THE REQUEST: Copy out each line exactly; pictures stay out of the copy.

SOURCE MATERIAL:
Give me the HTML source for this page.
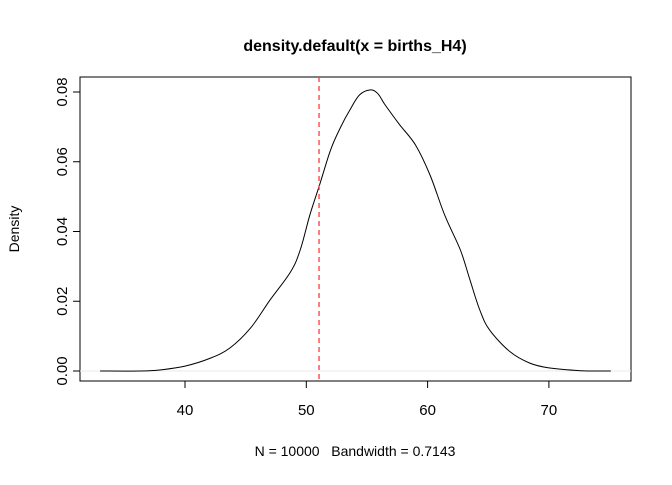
<!DOCTYPE html>
<html><head><meta charset="utf-8"><style>
html,body{margin:0;padding:0;background:#fff;}
svg text{font-family:"Liberation Sans",Arial,sans-serif;fill:#000;white-space:pre;}
</style></head><body>
<svg width="672" height="480" viewBox="0 0 672 480" xmlns="http://www.w3.org/2000/svg">
<rect x="0" y="0" width="672" height="480" fill="#fff"/>
<text x="355" y="51" text-anchor="middle" font-size="16" font-weight="bold">density.default(x = births_H4)</text>
<rect x="80" y="77" width="551" height="304" fill="none" stroke="#000" stroke-width="1"/>
<g id="xaxis"></g>
<g id="yaxis"></g>
<line id="base" stroke="#e8e8e8" stroke-width="1"/>
<path id="curve" fill="none" stroke="#000" stroke-width="1"/>
<line id="vline" stroke="#ff3b3b" stroke-width="1.3" stroke-dasharray="5,4"/>
<text x="355" y="456" text-anchor="middle" font-size="14">N = 10000   Bandwidth = 0.7143</text>
<text transform="translate(19,229) rotate(-90)" text-anchor="middle" font-size="14">Density</text>
</svg>
<script>
const xs=[33.0,36.3,37.9,40,42.1,43.7,45.4,47.0,48.7,49.5,50.3,51.1,52.0,52.8,53.6,54.4,55.3,55.9,56.5,57.7,59.0,60.2,61.4,62.7,63.5,64.3,65.1,66.8,68.4,70,72.6,75.1];
const ys=[0,0,0.0003,0.0014,0.0037,0.0066,0.0123,0.0203,0.0284,0.0347,0.0448,0.0534,0.0634,0.0697,0.0749,0.0792,0.0806,0.0795,0.0763,0.0706,0.0648,0.0562,0.0448,0.0347,0.0260,0.0175,0.0118,0.0055,0.0023,0.0009,0.0001,0];
const xTicks=[40,50,60,70];
const yTicks=[0,0.02,0.04,0.06,0.08];
const yTickLabels=["0.00","0.02","0.04","0.06","0.08"];
const refX=51.05;
const NS="http://www.w3.org/2000/svg";
const sx=v=>185+(v-40)*12.13;
const sy=v=>371-v*3487.5;
const P=xs.map((x,i)=>[sx(x),sy(ys[i])]);
let d='M'+P[0][0].toFixed(1)+','+P[0][1].toFixed(1);
for(let i=0;i<P.length-1;i++){
 const p0=P[Math.max(i-1,0)],p1=P[i],p2=P[i+1],p3=P[Math.min(i+2,P.length-1)];
 const c1=[p1[0]+(p2[0]-p0[0])/6,p1[1]+(p2[1]-p0[1])/6];
 const c2=[p2[0]-(p3[0]-p1[0])/6,p2[1]-(p3[1]-p1[1])/6];
 d+=`C${c1[0].toFixed(1)},${c1[1].toFixed(1)} ${c2[0].toFixed(1)},${c2[1].toFixed(1)} ${p2[0].toFixed(1)},${p2[1].toFixed(1)}`;
}
document.getElementById('curve').setAttribute('d',d);
const b=document.getElementById('base');
b.setAttribute('x1',80);b.setAttribute('x2',631);b.setAttribute('y1',sy(0));b.setAttribute('y2',sy(0));
const vl=document.getElementById('vline');
vl.setAttribute('x1',sx(refX));vl.setAttribute('x2',sx(refX));vl.setAttribute('y1',77);vl.setAttribute('y2',381);
const xa=document.getElementById('xaxis');
function mk(tag,attrs,parent){const e=document.createElementNS(NS,tag);for(const k in attrs)e.setAttribute(k,attrs[k]);parent.appendChild(e);return e;}
mk('line',{x1:sx(xTicks[0]),x2:sx(xTicks[xTicks.length-1]),y1:381,y2:381,stroke:'#000'},xa);
xTicks.forEach(t=>{
 const l=mk('line',{x1:sx(t),x2:sx(t),y1:381,y2:388,stroke:'#000'},xa);
 
 
 const tx=mk('text',{x:sx(t),y:415,'text-anchor':'middle','font-size':15},xa);
 tx.textContent=t;
 
 
});
const ya=document.getElementById('yaxis');
mk('line',{x1:80,x2:80,y1:sy(yTicks[0]),y2:sy(yTicks[yTicks.length-1]),stroke:'#000'},ya);
yTicks.forEach((t,i)=>{
 const l=mk('line',{x1:73,x2:80,y1:sy(t),y2:sy(t),stroke:'#000'},ya);
 
 
 const tx=mk('text',{transform:`translate(67,${sy(t)}) rotate(-90)`,'text-anchor':'middle','font-size':15},ya);
 tx.textContent=yTickLabels[i];
 
 
});
</script>
</body></html>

ANSWER FOR THE TASK:
Give me the HTML source for this page.
<!DOCTYPE html>
<html><head><meta charset="utf-8"><style>
html,body{margin:0;padding:0;background:#fff;}
svg text{font-family:"Liberation Sans",Arial,sans-serif;fill:#000;white-space:pre;}
</style></head><body>
<svg width="672" height="480" viewBox="0 0 672 480" xmlns="http://www.w3.org/2000/svg">
<rect x="0" y="0" width="672" height="480" fill="#fff"/>
<text x="355" y="51" text-anchor="middle" font-size="16" font-weight="bold">density.default(x = births_H4)</text>
<rect x="80" y="77" width="551" height="304" fill="none" stroke="#000" stroke-width="1"/>
<g id="xaxis"></g>
<g id="yaxis"></g>
<line id="base" stroke="#e8e8e8" stroke-width="1"/>
<path id="curve" fill="none" stroke="#000" stroke-width="1"/>
<line id="vline" stroke="#ff3b3b" stroke-width="1.3" stroke-dasharray="5,4"/>
<text x="355" y="456" text-anchor="middle" font-size="14">N = 10000   Bandwidth = 0.7143</text>
<text transform="translate(19,229) rotate(-90)" text-anchor="middle" font-size="14">Density</text>
</svg>
<script>
const xs=[33.0,36.3,37.9,40,42.1,43.7,45.4,47.0,48.7,49.5,50.3,51.1,52.0,52.8,53.6,54.4,55.3,55.9,56.5,57.7,59.0,60.2,61.4,62.7,63.5,64.3,65.1,66.8,68.4,70,72.6,75.1];
const ys=[0,0,0.0003,0.0014,0.0037,0.0066,0.0123,0.0203,0.0284,0.0347,0.0448,0.0534,0.0634,0.0697,0.0749,0.0792,0.0806,0.0795,0.0763,0.0706,0.0648,0.0562,0.0448,0.0347,0.0260,0.0175,0.0118,0.0055,0.0023,0.0009,0.0001,0];
const xTicks=[40,50,60,70];
const yTicks=[0,0.02,0.04,0.06,0.08];
const yTickLabels=["0.00","0.02","0.04","0.06","0.08"];
const refX=51.05;
const NS="http://www.w3.org/2000/svg";
const sx=v=>185+(v-40)*12.13;
const sy=v=>371-v*3487.5;
const P=xs.map((x,i)=>[sx(x),sy(ys[i])]);
let d='M'+P[0][0].toFixed(1)+','+P[0][1].toFixed(1);
for(let i=0;i<P.length-1;i++){
 const p0=P[Math.max(i-1,0)],p1=P[i],p2=P[i+1],p3=P[Math.min(i+2,P.length-1)];
 const c1=[p1[0]+(p2[0]-p0[0])/6,p1[1]+(p2[1]-p0[1])/6];
 const c2=[p2[0]-(p3[0]-p1[0])/6,p2[1]-(p3[1]-p1[1])/6];
 d+=`C${c1[0].toFixed(1)},${c1[1].toFixed(1)} ${c2[0].toFixed(1)},${c2[1].toFixed(1)} ${p2[0].toFixed(1)},${p2[1].toFixed(1)}`;
}
document.getElementById('curve').setAttribute('d',d);
const b=document.getElementById('base');
b.setAttribute('x1',80);b.setAttribute('x2',631);b.setAttribute('y1',sy(0));b.setAttribute('y2',sy(0));
const vl=document.getElementById('vline');
vl.setAttribute('x1',sx(refX));vl.setAttribute('x2',sx(refX));vl.setAttribute('y1',77);vl.setAttribute('y2',381);
const xa=document.getElementById('xaxis');
function mk(tag,attrs,parent){const e=document.createElementNS(NS,tag);for(const k in attrs)e.setAttribute(k,attrs[k]);parent.appendChild(e);return e;}
mk('line',{x1:sx(xTicks[0]),x2:sx(xTicks[xTicks.length-1]),y1:381,y2:381,stroke:'#000'},xa);
xTicks.forEach(t=>{
 const l=mk('line',{x1:sx(t),x2:sx(t),y1:381,y2:388,stroke:'#000'},xa);
 
 
 const tx=mk('text',{x:sx(t),y:415,'text-anchor':'middle','font-size':15},xa);
 tx.textContent=t;
 
 
});
const ya=document.getElementById('yaxis');
mk('line',{x1:80,x2:80,y1:sy(yTicks[0]),y2:sy(yTicks[yTicks.length-1]),stroke:'#000'},ya);
yTicks.forEach((t,i)=>{
 const l=mk('line',{x1:73,x2:80,y1:sy(t),y2:sy(t),stroke:'#000'},ya);
 
 
 const tx=mk('text',{transform:`translate(67,${sy(t)}) rotate(-90)`,'text-anchor':'middle','font-size':15},ya);
 tx.textContent=yTickLabels[i];
 
 
});
</script>
</body></html>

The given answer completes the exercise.